Tak, tak, bombki. Nie pompki, chociaż te też mi się zdarza, ale to nie o pompkach, a o bombkach będzie.
Czytam i oglądam jakie cuda robi Ewa z tego bloga http://eweg.blogspot.com/ i zazdrość czasem człowieka bierze, że nie ma talentu do prac ręcznych. A że ostatnio podczas jednej z rozmów ze znajomą zeszło nam się na stroiki świąteczne i inne dekoracje, i tak od słowa do słowa do bombek... Dowiedziałam się w jak prosty, na razie prosty w teorii, sposób można zrobić bombki świąteczne.

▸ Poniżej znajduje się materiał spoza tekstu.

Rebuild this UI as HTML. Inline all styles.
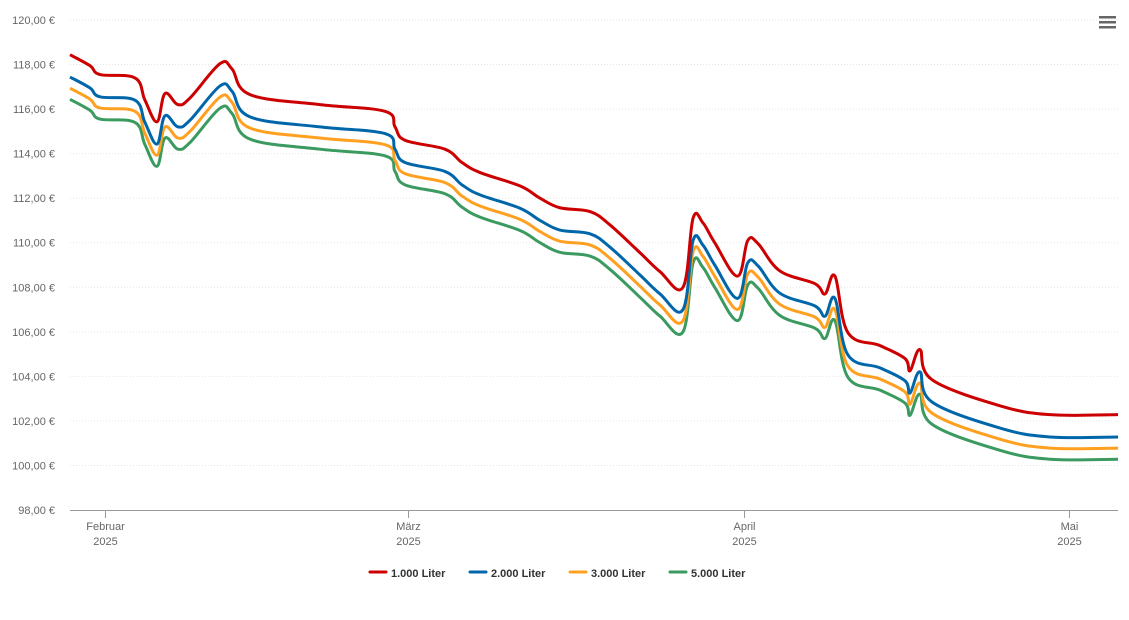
<!DOCTYPE html>
<html><head><meta charset="utf-8"><style>
body{margin:0;background:#fff;font-family:"Liberation Sans",sans-serif;}
svg text{font-family:"Liberation Sans",sans-serif;}
</style></head><body>
<svg id="chart" width="1129" height="615" xmlns="http://www.w3.org/2000/svg">
<g id="grid"></g>
<g id="yaxis"></g>
<g id="xaxis"></g>
<g id="series"></g>
<g>
<rect x="1099" y="16" width="17" height="2.5" fill="#666"/><rect x="1099" y="21" width="17" height="2.5" fill="#666"/><rect x="1099" y="26" width="17" height="2.5" fill="#666"/>
</g>
<g id="legend"></g>
</svg>
<script>
const days=[-3.23,-1.39,-0.46,2.77,3.69,4.8,5.54,6.74,7.85,10.62,11.73,13.39,19.85,25.85,26.78,27.7,31.39,32.96,34.63,38.32,40.17,42.0,44.78,46.63,49.4,51.25,53.37,54.3,55.2,56.3,58.4,59.35,60.3,62.3,65.56,66.48,67.4,68.6,71.56,73.87,74.33,75.25,76.36,82.64,87.26,93.54];
const s1000=[118.44,117.95,117.55,117.4,116.4,115.43,116.7,116.2,116.5,118.04,117.8,116.65,116.2,115.9,115.2,114.6,114.2,113.6,113.15,112.55,112.0,111.57,111.4,110.8,109.55,108.7,108.0,111.1,110.9,110.0,108.5,110.1,109.96,108.74,108.16,107.7,108.5,105.96,105.38,104.8,104.25,105.2,103.85,102.68,102.28,102.28];
const s2000=[117.44,116.95,116.55,116.4,115.4,114.43,115.7,115.2,115.5,117.04,116.8,115.65,115.2,114.9,114.2,113.6,113.2,112.6,112.15,111.55,111.0,110.57,110.4,109.8,108.55,107.7,107.0,110.1,109.9,109.0,107.5,109.1,108.96,107.74,107.16,106.7,107.5,104.96,104.38,103.8,103.25,104.2,102.85,101.68,101.28,101.28];
const s3000=[116.94,116.45,116.05,115.9,114.9,113.93,115.2,114.7,115.0,116.54,116.3,115.15,114.7,114.4,113.7,113.1,112.7,112.1,111.65,111.05,110.5,110.07,109.9,109.3,108.05,107.2,106.5,109.6,109.4,108.5,107.0,108.6,108.46,107.24,106.66,106.2,107.0,104.46,103.88,103.3,102.75,103.7,102.35,101.18,100.78,100.78];
const s5000=[116.44,115.95,115.55,115.4,114.4,113.43,114.7,114.2,114.5,116.04,115.8,114.65,114.2,113.9,113.2,112.6,112.2,111.6,111.15,110.55,110.0,109.57,109.4,108.8,107.55,106.7,106.0,109.1,108.9,108.0,106.5,108.1,107.96,106.74,106.16,105.7,106.5,103.96,103.38,102.8,102.25,103.2,101.85,100.68,100.28,100.28];
const yTicks=[98,100,102,104,106,108,110,112,114,116,118,120];
const monthDays=[0,28,59,89];
const monthNames=["Februar","März","April","Mai"];
const seriesNames=["1.000 Liter","2.000 Liter","3.000 Liter","5.000 Liter"];
const colors=["#cc0000","#0066aa","#ffa020","#3a9a60"];
const NS="http://www.w3.org/2000/svg";
const X0=70,X1=1118;
const xs=d=>105+d*10.83;
const ys=v=>510-(v-98)*(490/22);
function mk(tag,attrs,parent,text){const e=document.createElementNS(NS,tag);for(const k in attrs)e.setAttribute(k,attrs[k]);if(text!==undefined)e.textContent=text;parent.appendChild(e);return e;}
const grid=document.getElementById('grid'),ya=document.getElementById('yaxis'),xa=document.getElementById('xaxis'),sg=document.getElementById('series'),lg=document.getElementById('legend');
yTicks.forEach(t=>{
 if(t>98){const l=mk('line',{x1:X0,x2:X1,y1:ys(t),y2:ys(t),stroke:'#e6e6e6','stroke-width':1,'stroke-dasharray':'1,2'},grid);
 
 }
 const tx=mk('text',{x:55,y:ys(t)+4,'text-anchor':'end','font-size':11,fill:'#666'},ya,t.toFixed(2).replace('.',',')+' €');
 
 
});
const ax=mk('line',{x1:X0,x2:X1,y1:510.5,y2:510.5,stroke:'#999','stroke-width':1},xa);


monthDays.forEach((d,i)=>{
 const x=Math.round(xs(d))+0.5;
 const tk=mk('line',{x1:x,x2:x,y1:510,y2:518,stroke:'#999'},xa);
 
 
 const t1=mk('text',{x:x,y:530,'text-anchor':'middle','font-size':11,fill:'#666'},xa,monthNames[i]);
 
 
 const t2=mk('text',{x:x,y:545,'text-anchor':'middle','font-size':11,fill:'#666'},xa,'2025');
 
 
});
function pathFor(vals){
 const p=days.map((d,i)=>[xs(d),ys(vals[i])]);
 let s='M'+p[0][0]+','+p[0][1];
 for(let i=0;i<p.length-1;i++){
  const p0=p[i-1]||p[i],p1=p[i],p2=p[i+1],p3=p[i+2]||p2;
  const t=0.18;
  const c1=[p1[0]+(p2[0]-p0[0])*t,p1[1]+(p2[1]-p0[1])*t];
  const c2=[p2[0]-(p3[0]-p1[0])*t,p2[1]-(p3[1]-p1[1])*t];
  s+=' C'+c1.join(',')+' '+c2.join(',')+' '+p2.join(',');
 }
 return s;
}
[s5000,s3000,s2000,s1000].forEach((vals,j)=>{
 const i=3-j;
 const pa=mk('path',{d:pathFor(vals),fill:'none',stroke:colors[i],'stroke-width':3,'stroke-linejoin':'round'},sg);
 
 
});
const lx=[370,470,570,670];
seriesNames.forEach((n,i)=>{
 const g=mk('g',{},lg);
 
 
 mk('line',{x1:lx[i],x2:lx[i]+16,y1:572,y2:572,stroke:colors[i],'stroke-width':3,'stroke-linecap':'round'},g);
 mk('text',{x:lx[i]+21,y:577,'font-size':11,'font-weight':'bold',fill:'#333'},g,n);
});
</script>
</body></html>
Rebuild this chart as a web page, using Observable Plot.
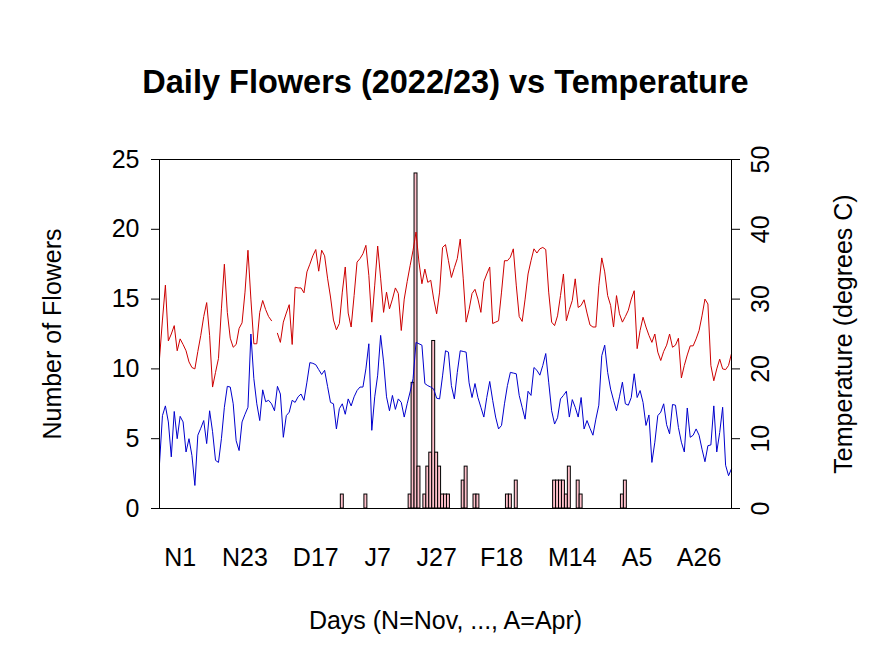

Potrzebuję zaledwie sznurek (ewentualnie inne, które ma zdolność wchłaniania), balony i krochmal. Zawzięłam się. Mam już balony, mam sznurek, wiem jak zrobić krochmal (może komuś się przyda) - zagotować pół litra wody, do szklanki w połowie napełnionej
wodą wsypać dwie łyżki mąki ziemniaczanej i dokładnie wymieszać,
a następnie wlać całość do gotującej się wody i zamieszać. I tak plan jest taki; dmucham balony, sznurek moczę w krochmalu i nawijam go nieregularnie na balon, całość powinna ładnie przyschnąć i zastygnąć. Wtedy przebijamy balon i bombka powinna być gotowa. Powinna... mam nadzieję, że będzie, ale o tym za chwil parę. Trzymajcie kciuki aby chęci mi starczyło.
W ogóle pomysł na sznurek wziął się stąd, że w tym roku mam koncepcję aby moja zielona choinka zdobiona była na bombkami w kolorze złota i dodatkowo właśnie takim naturalnym jasnym brązem w kolorze sznurka.